- Do this -
Return all lines in the material below that contain "Output".

- Saved entries -

---+---

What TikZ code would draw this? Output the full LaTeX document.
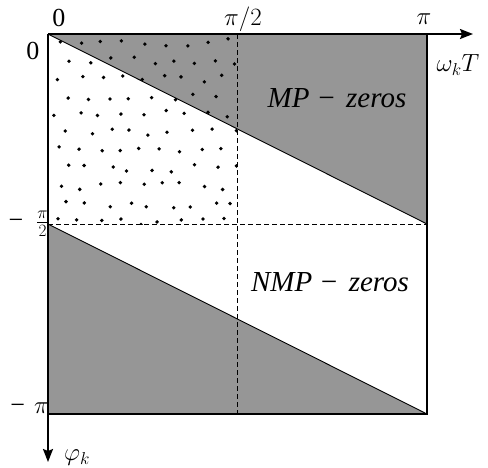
\documentclass[tikz,border=0pt]{standalone}
\usepackage{fontspec}
\setmainfont{Liberation Serif}
\usetikzlibrary{arrows.meta}
\definecolor{zonegray}{RGB}{150,150,150}
\begin{document}
\begin{tikzpicture}[x=1pt,y=1pt,
  thickline/.style={line width=1.8pt},
  thinline/.style={line width=0.9pt},
  dashline/.style={line width=0.8pt,dash pattern=on 5pt off 3pt},
  axis/.style={line width=1.8pt,-{Stealth[length=13pt,width=10pt,inset=2pt]}},
  lbl/.style={inner sep=0pt,font=\fontsize{26}{30}\selectfont},
  zonelbl/.style={inner sep=0pt,font=\fontsize{29}{33}\selectfont\itshape},
  dotmark/.style={fill=black}]
\useasboundingbox (-48,-433) rectangle (440,34);
\coordinate (O) at (0,0);
\coordinate (A) at (379,0);
\coordinate (B) at (379,-380);
\coordinate (C) at (0,-380);
\coordinate (M) at (0,-190);
\coordinate (R) at (379,-190);
\coordinate (T) at (189.5,0);
\coordinate (Bm) at (189.5,-380);
\coordinate (Q) at (189.5,-190);
\coordinate (Xend) at (425,0);
\coordinate (Yend) at (0,-428);
% gray zones
\fill[zonegray] (O) -- (A) -- (R) -- cycle;
\fill[zonegray] (M) -- (C) -- (B) -- cycle;
% dots
\begin{scope}
\clip (O) rectangle (Q);
\pgfmathsetseed{11}
\foreach \i in {0,...,8}{
  \foreach \j in {0,...,10}{
    \pgfmathsetmacro{\px}{9+\i*21+mod(\j,2)*10+rand*5}
    \pgfmathsetmacro{\py}{-8-\j*18+rand*4}
    \fill[dotmark] (\px,\py) circle (1.9pt);
  }
}
\end{scope}
% dashed
\draw[dashline] (T) -- (Bm);
\draw[dashline] (M) -- (R);
% diagonals
\draw[thinline] (O) -- (R);
\draw[thinline] (M) -- (B);
% borders
\draw[thickline] (A) -- (B) -- (C);
\draw[axis] (O) -- (Xend);
\draw[axis] (O) -- (Yend);
% labels
\node[lbl] (l0t) at (11,16) {0};
\node[lbl] (lpi2) at (195,15) {$\pi/2$};
\node[lbl] (lpi) at (376,15) {$\pi$};
\node[lbl] (l0l) at (-15,-17) {0};
\node[lbl,anchor=east] (lmpi2) at (1,-190) {−\hspace{13pt}$\frac{\pi}{2}$};
\node[lbl,anchor=east] (lmpi) at (1,-374) {−\hspace{9pt}$\pi$};
\node[lbl] (lphi) at (29,-424) {$\varphi_k$};
\node[lbl] (lomega) at (410,-31) {$\omega_k T$};
\node[zonelbl] (lmp) at (289,-64) {MP\hspace{7pt}−\hspace{10pt}zeros};
\node[zonelbl] (lnmp) at (282,-248) {NMP\hspace{7pt}−\hspace{10pt}zeros};
\end{tikzpicture}
\end{document}
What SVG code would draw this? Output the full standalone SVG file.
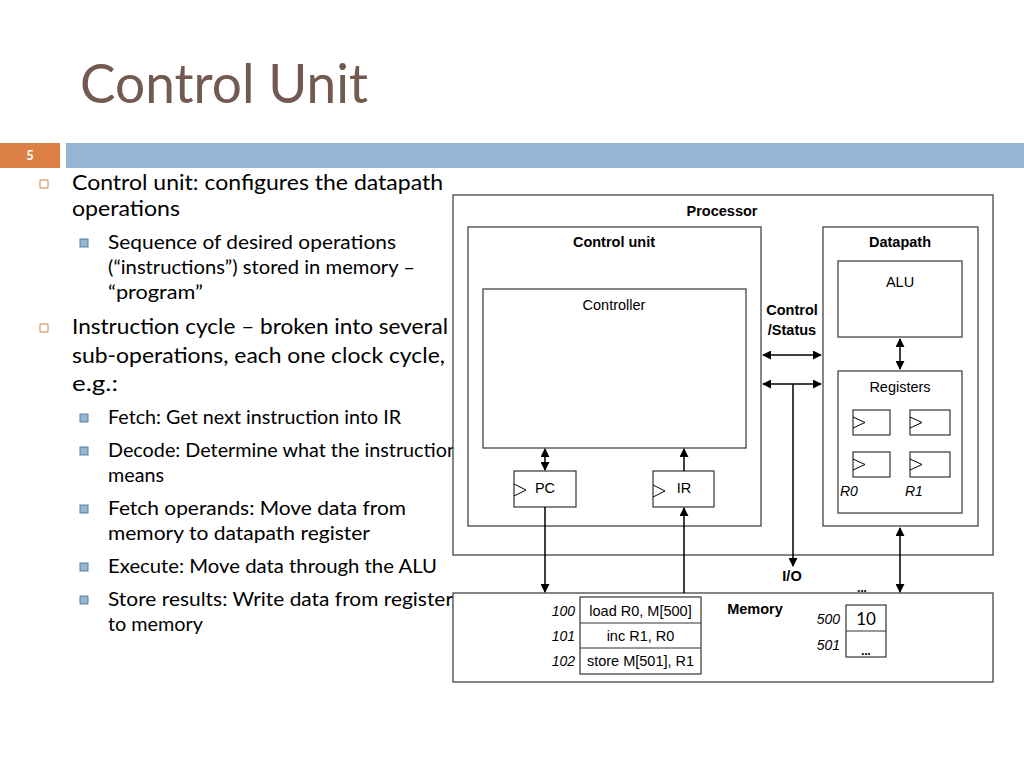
<svg xmlns="http://www.w3.org/2000/svg" width="1024" height="768" viewBox="0 0 1024 768">
<defs>
<marker id="ah" viewBox="0 0 10 10" refX="9" refY="5" markerWidth="9" markerHeight="9" markerUnits="userSpaceOnUse" orient="auto-start-reverse">
<path d="M0,0 L10,5 L0,10 z" fill="#000"/>
</marker>
<style>
text{font-family:Lato,"Liberation Sans",sans-serif;fill:#000}
.title{font-size:55px;fill:#735a50}
.l1{font-size:21px}
.l2{font-size:18.5px}
.box{fill:#fff;stroke:#444;stroke-width:1.3}
.reg{fill:#fff;stroke:#333;stroke-width:1.2}
.b{font-family:"Liberation Sans",Arial,sans-serif;font-size:14.5px;font-weight:bold;text-anchor:middle}
.n{font-family:"Liberation Sans",Arial,sans-serif;font-size:14.5px;text-anchor:middle}
.it{font-family:"Liberation Sans",Arial,sans-serif;font-size:14px;font-style:italic}
.con line{stroke:#000;stroke-width:1.5;fill:none}
.tri{fill:none;stroke:#000;stroke-width:1}
</style>
</defs>
<rect width="1024" height="768" fill="#fff"/>
<text class="title" x="80" y="103" textLength="288" lengthAdjust="spacingAndGlyphs">Control Unit</text>
<rect x="0" y="143" width="60" height="25" fill="#dd8047"/>
<text x="30" y="160" font-size="13" font-weight="bold" text-anchor="middle" style="fill:#fff">5</text>
<rect x="66" y="143" width="958" height="25" fill="#94b6d2"/>

<g id="bullets">
<rect x="40" y="180" width="8" height="8" fill="none" stroke="#dd8047" stroke-width="1"/>
<text class="l1" x="72" y="190" textLength="371" lengthAdjust="spacingAndGlyphs">Control unit: configures the datapath</text>
<text class="l1" x="72" y="216" textLength="108" lengthAdjust="spacingAndGlyphs">operations</text>
<rect x="80" y="239" width="8" height="8" fill="#94b6d2" stroke="#5a7f9f" stroke-width="1"/>
<text class="l2" x="108" y="249" textLength="288" lengthAdjust="spacingAndGlyphs">Sequence of desired operations</text>
<text class="l2" x="108" y="274" textLength="307" lengthAdjust="spacingAndGlyphs">(“instructions”) stored in memory –</text>
<text class="l2" x="108" y="299" textLength="95" lengthAdjust="spacingAndGlyphs">“program”</text>
<rect x="40" y="324" width="8" height="8" fill="none" stroke="#dd8047" stroke-width="1"/>
<text class="l1" x="72" y="334" textLength="376" lengthAdjust="spacingAndGlyphs">Instruction cycle – broken into several</text>
<text class="l1" x="72" y="363" textLength="373" lengthAdjust="spacingAndGlyphs">sub-operations, each one clock cycle,</text>
<text class="l1" x="72" y="391" textLength="46" lengthAdjust="spacingAndGlyphs">e.g.:</text>
<rect x="80" y="414" width="8" height="8" fill="#94b6d2" stroke="#5a7f9f" stroke-width="1"/>
<text class="l2" x="108" y="424" textLength="293" lengthAdjust="spacingAndGlyphs">Fetch: Get next instruction into IR</text>
<rect x="80" y="447" width="8" height="8" fill="#94b6d2" stroke="#5a7f9f" stroke-width="1"/>
<text class="l2" x="108" y="457" textLength="350" lengthAdjust="spacingAndGlyphs">Decode: Determine what the instruction</text>
<text class="l2" x="108" y="482" textLength="56" lengthAdjust="spacingAndGlyphs">means</text>
<rect x="80" y="505" width="8" height="8" fill="#94b6d2" stroke="#5a7f9f" stroke-width="1"/>
<text class="l2" x="108" y="515" textLength="298" lengthAdjust="spacingAndGlyphs">Fetch operands: Move data from</text>
<text class="l2" x="108" y="540" textLength="262" lengthAdjust="spacingAndGlyphs">memory to datapath register</text>
<rect x="80" y="563" width="8" height="8" fill="#94b6d2" stroke="#5a7f9f" stroke-width="1"/>
<text class="l2" x="108" y="573" textLength="329" lengthAdjust="spacingAndGlyphs">Execute: Move data through the ALU</text>
<rect x="80" y="596" width="8" height="8" fill="#94b6d2" stroke="#5a7f9f" stroke-width="1"/>
<text class="l2" x="108" y="606" textLength="345" lengthAdjust="spacingAndGlyphs">Store results: Write data from register</text>
<text class="l2" x="108" y="631" textLength="95" lengthAdjust="spacingAndGlyphs">to memory</text>
</g>

<g id="processor">
<rect class="box" x="453" y="195" width="540" height="360"/>
<text class="b" x="722" y="216">Processor</text>
</g>
<g id="controlunit">
<rect class="box" x="468" y="227" width="293" height="299"/>
<text class="b" x="614" y="247">Control unit</text>
</g>
<g id="controller">
<rect class="box" x="483" y="289" width="263" height="159"/>
<text class="n" x="614" y="310">Controller</text>
</g>
<g id="pc">
<rect class="reg" x="514" y="471" width="62" height="36"/>
<path class="tri" d="M514,484 L526,490 L514,496"/>
<text class="n" x="545" y="493">PC</text>
</g>
<g id="ir">
<rect class="reg" x="653" y="471" width="61" height="36"/>
<path class="tri" d="M653,485 L665,491 L653,497"/>
<text class="n" x="684" y="493">IR</text>
</g>
<g id="datapath">
<rect class="box" x="823" y="227" width="155" height="299"/>
<text class="b" x="900" y="247">Datapath</text>
</g>
<g id="alu">
<rect class="box" x="838" y="261" width="124" height="76"/>
<text class="n" x="900" y="287">ALU</text>
</g>
<g id="registers">
<rect class="box" x="838" y="371" width="124" height="142"/>
<text class="n" x="900" y="392">Registers</text>
<rect class="reg" x="853" y="410" width="37" height="25"/>
<path class="tri" d="M853,417 L865,422.5 L853,428"/>
<rect class="reg" x="910" y="410" width="40" height="25"/>
<path class="tri" d="M910,417 L922,422.5 L910,428"/>
<rect class="reg" x="853" y="452" width="37" height="25"/>
<path class="tri" d="M853,459 L865,464.5 L853,470"/>
<rect class="reg" x="910" y="452" width="40" height="25"/>
<path class="tri" d="M910,459 L922,464.5 L910,470"/>
<text class="it" x="840" y="496">R0</text>
<text class="it" x="905" y="496">R1</text>
</g>
<g id="labels">
<text class="b" x="792" y="315">Control</text>
<text class="b" x="792" y="335">/Status</text>
<text class="b" x="792" y="581">I/O</text>
</g>
<g id="memory">
<rect class="box" x="453" y="593" width="540" height="89"/>
<text class="b" x="755" y="614">Memory</text>
<rect class="reg" x="580" y="597" width="121" height="77"/>
<line x1="580" y1="623" x2="701" y2="623" stroke="#333" stroke-width="1.2"/>
<line x1="580" y1="648" x2="701" y2="648" stroke="#333" stroke-width="1.2"/>
<text class="n" x="640.5" y="616">load R0, M[500]</text>
<text class="n" x="640.5" y="641">inc R1, R0</text>
<text class="n" x="640.5" y="666">store M[501], R1</text>
<text class="it" x="575" y="616" text-anchor="end">100</text>
<text class="it" x="575" y="641" text-anchor="end">101</text>
<text class="it" x="575" y="666" text-anchor="end">102</text>
<rect class="reg" x="846" y="605" width="40" height="52"/>
<line x1="846" y1="631" x2="886" y2="631" stroke="#333" stroke-width="1.2"/>
<text x="866" y="625" font-size="17" text-anchor="middle" font-family="Liberation Sans, sans-serif">10</text>
<text x="866" y="655" font-size="13" font-weight="bold" text-anchor="middle">...</text>
<text class="it" x="840" y="624" text-anchor="end">500</text>
<text class="it" x="840" y="650" text-anchor="end">501</text>
<text x="862" y="592" font-size="13" font-weight="bold" text-anchor="middle">...</text>
</g>
<g id="connectors" class="con">
<line x1="545" y1="449" x2="545" y2="470" marker-start="url(#ah)" marker-end="url(#ah)"/>
<line x1="684" y1="471" x2="684" y2="449" marker-end="url(#ah)"/>
<line x1="545" y1="507" x2="545" y2="592" marker-end="url(#ah)"/>
<line x1="684" y1="593" x2="684" y2="508" marker-end="url(#ah)"/>
<line x1="900" y1="339" x2="900" y2="369" marker-start="url(#ah)" marker-end="url(#ah)"/>
<line x1="763" y1="355" x2="821" y2="355" marker-start="url(#ah)" marker-end="url(#ah)"/>
<line x1="763" y1="384" x2="821" y2="384" marker-start="url(#ah)" marker-end="url(#ah)"/>
<line x1="793" y1="384" x2="793" y2="566" marker-end="url(#ah)"/>
<line x1="900" y1="528" x2="900" y2="592" marker-start="url(#ah)" marker-end="url(#ah)"/>
</g>
</svg>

---+---

- Exercise response -
What TikZ code would draw this? Output the full LaTeX document.
What SVG code would draw this? Output the full standalone SVG file.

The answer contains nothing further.